● **Requirements**
Leaving the pictures out, print the lines from the first line of the listing through the line containing "from matplotlib.patches import Polygon", exactly as they read, and no others.

● **Recorded information**
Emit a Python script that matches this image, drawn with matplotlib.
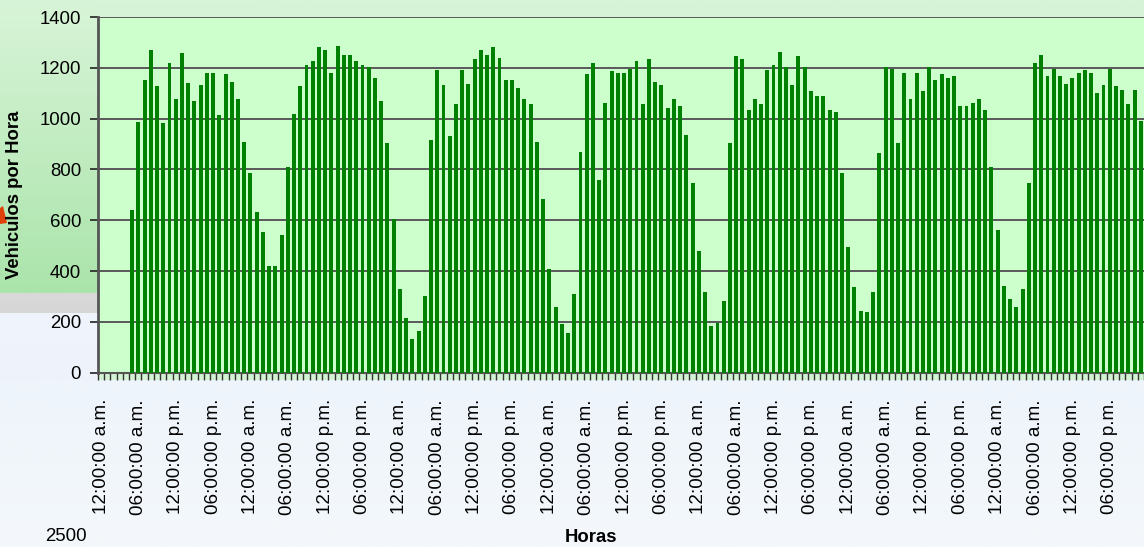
import matplotlib
matplotlib.use("Agg")
import matplotlib.pyplot as plt
import numpy as np
from matplotlib.patches import Polygon

# ---------------- data ----------------
hour_index = list(range(168))
vehicles = [
    0, 0, 0, 0, 0, 640, 985, 1154, 1272, 1127, 981, 1217, 1079, 1260, 1140, 1068,
    1134, 1178, 1178, 1013, 1174, 1146, 1076, 907, 785, 631, 553, 419, 419, 541,
    808, 1020, 1127, 1213, 1225, 1280, 1272, 1178, 1284, 1252, 1252, 1225, 1213, 1205,
    1158, 1068, 903, 604, 329, 215, 132, 164, 301, 914, 1193, 1134, 930, 1056,
    1193, 1138, 1233, 1272, 1252, 1280, 1237, 1154, 1154, 1119, 1076, 1056, 907, 683,
    407, 258, 191, 156, 309, 867, 1174, 1217, 757, 1060, 1186, 1178, 1178, 1197,
    1225, 1056, 1233, 1146, 1134, 1040, 1079, 1048, 934, 745, 478, 317, 183, 195,
    282, 903, 1245, 1233, 1032, 1076, 1056, 1193, 1213, 1264, 1205, 1134, 1245, 1205,
    1107, 1091, 1091, 1032, 1028, 785, 494, 337, 242, 238, 317, 863, 1205, 1197,
    903, 1178, 1076, 1178, 1107, 1205, 1154, 1174, 1158, 1166, 1048, 1048, 1060, 1076,
    1032, 808, 561, 341, 290, 258, 329, 745, 1217, 1252, 1166, 1197, 1166, 1138,
    1158, 1178, 1193, 1178, 1099, 1134, 1197, 1127, 1111, 1056, 1111, 989,
]
tick_label_cycle = ["12:00:00 a.m.", "06:00:00 a.m.", "12:00:00 p.m.", "06:00:00 p.m."]
tick_labels = tick_label_cycle * 7
y_ticks = [0, 200, 400, 600, 800, 1000, 1200, 1400]
y_label = "Vehiculos por Hora"
x_label = "Horas"

# ---------------- figure ----------------
W, H = 1144, 547
fig = plt.figure(figsize=(W / 100, H / 100), dpi=100)
plt.rcParams['font.family'] = ['Liberation Sans', 'DejaVu Sans']

# background (slide) drawn in pixel coordinates
bg = fig.add_axes([0, 0, 1, 1], zorder=-5)
bg.set_xlim(0, W)
bg.set_ylim(H, 0)
bg.axis('off')

def vgrad(ax, x0, x1, y0, y1, c0, c1):
    c0 = np.array(matplotlib.colors.to_rgb(c0))
    c1 = np.array(matplotlib.colors.to_rgb(c1))
    t = np.linspace(0, 1, 64)[:, None]
    img = (c0 * (1 - t) + c1 * t)[:, None, :]
    ax.imshow(img, extent=(x0, x1, y1, y0), aspect='auto', interpolation='bilinear')

vgrad(bg, 0, W, 0, 380, '#d8f4d8', '#d4f2d4')
vgrad(bg, 0, W, 380, H, '#eef4fb', '#f4f8fb')
vgrad(bg, 0, 98, 0, 293, '#d8f4d8', '#abe4ab')
vgrad(bg, 0, 98, 293, 313, '#d9d9d9', '#d6d6d6')
vgrad(bg, 0, 98, 313, 380, '#f0f4fc', '#eef3fb')
bg.add_patch(Polygon([(0, 208), (3, 206), (7, 223), (0, 224)], closed=True,
                     facecolor='#e0400a', edgecolor='none'))
bg.text(45, 545, "2500", fontsize=13.4, va='bottom', ha='left', color='#000000')
bg.set_xlim(0, W)
bg.set_ylim(H, 0)

# main axes
left = 97.9 / W
bottom = (H - 372.7) / H
top = (H - 17) / H
ax = fig.add_axes([left, bottom, 1 - left, top - bottom])
ax.set_facecolor('#ccffcc')

ax.bar(hour_index, vehicles, width=0.63, color='#008000', zorder=3)

ax.set_xlim(-0.5, 167.28)
ax.set_ylim(0, 1400)

ax.set_yticks(y_ticks)
ax.set_yticklabels([str(v) for v in y_ticks], fontsize=13.4)
ax.yaxis.grid(True, color='#585858', linewidth=1.4, zorder=1)
ax.set_axisbelow(True)
ax.tick_params(axis='y', direction='out', length=6, width=1.2, color='#222222', pad=6)

major_pos = list(range(0, 168, 6))
ax.set_xticks(major_pos)
ax.set_xticklabels(tick_labels, rotation=90, fontsize=13.6, va='top', ha='center')
ax.set_xticks([i - 0.5 for i in range(169)], minor=True)
ax.tick_params(axis='x', which='major', length=0, pad=19)
ax.tick_params(axis='x', which='minor', direction='out', length=5, width=1, color='#333333')

for s in ['top', 'right']:
    ax.spines[s].set_visible(False)
ax.spines['left'].set_color('#555555')
ax.spines['left'].set_linewidth(2)
ax.spines['bottom'].set_color('#555555')
ax.spines['bottom'].set_linewidth(1.5)

fig.text(15 / W, 1 - 195 / H, y_label, rotation=90, fontsize=13.3, fontweight='bold',
         ha='center', va='center')
fig.text(591 / W, 1 - 537 / H, x_label, fontsize=13.3, fontweight='bold',
         ha='center', va='center')

fig.savefig("out.png", dpi=100)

● **Full output**
Emit a Python script that matches this image, drawn with matplotlib.
import matplotlib
matplotlib.use("Agg")
import matplotlib.pyplot as plt
import numpy as np
from matplotlib.patches import Polygon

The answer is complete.